Türkiye AKP’den önce ‘de‘ demokratik bir sistem ve zihniyetle yönetilmiyordu. Bazen çevremde “sonuç olarak sizi bunlar atmadı mı?” diyenler oluyor; doğru, ancak benim hocam ve onun hocası da üniversiten atılırken, kimi muhalif akademisyenler cezaevinde ömür tüketip işkence görürken ve memlekette daha nice melanet yaşanırken, AKP henüz portakalda vitamin dahi değildi. AKP’nin özgünlüğü, gelenekte kötü olan her ne varsa, büyük beceriyle onun daha da kötüleşmesine neden olması ve Cumhuriyet’in olumlu kazanımlarını da yerle yeksan etmesi. Örneğin nitelikli bürokrasiyi, yerleşik yönetim usullerini ve kör topal da olsa sürdürülebilen müzakere geleneğini.
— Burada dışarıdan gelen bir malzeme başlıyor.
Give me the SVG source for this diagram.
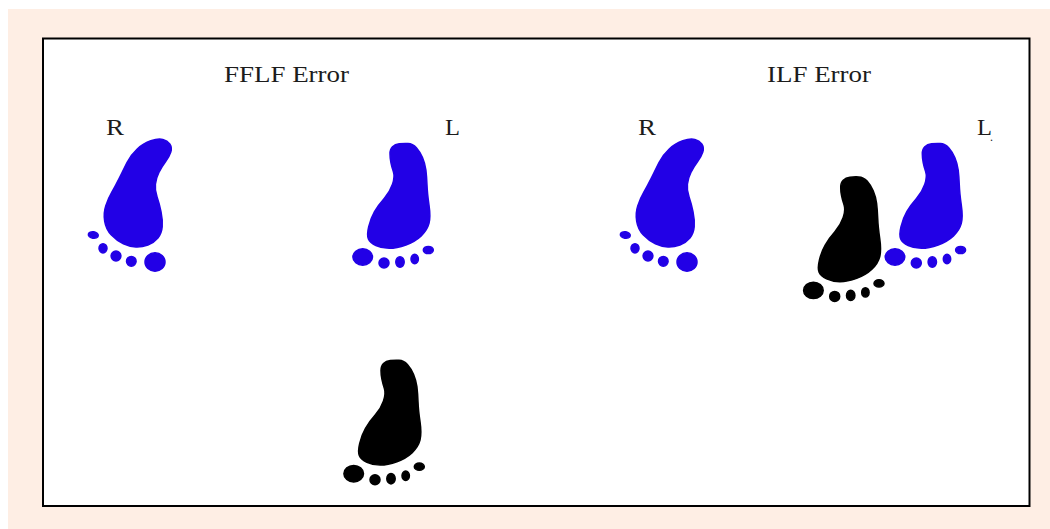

AKP sonrasında aynı sistem farklı isimlerle mi devam etsin, yoksa hiç kimsenin tam tatmin olmadığı, buna mukabil herkesi az çok memnun eden bir ‘sözleşme’ mi yapılsın?‘ sorusuna verilecek yanıt, çoluk çocuğumuzun da Cumhuriyet’in de kaderini belirleyecek. Aslında hiç var olmamış asude bir geçmişin hayaliyle ‘dönülecek‘ bir toplumsal düzen yok. AKP’li yıllar, tarihte, kapandığı yerde cümleye kaldığımız yerden devam edeceğimiz bir ‘parantez‘ değil, uzun soluklu maceranın bir faslı. Yeni bir şeyler söylemek, ancak bu toprağın birikiminden, deneyimlerinden ve zenginliğinden yararlanarak mümkün olabilir. Hiçbir kazanımın ve hesaplaşılmamış hiçbir günahın varlığı göz ardı edilmeden.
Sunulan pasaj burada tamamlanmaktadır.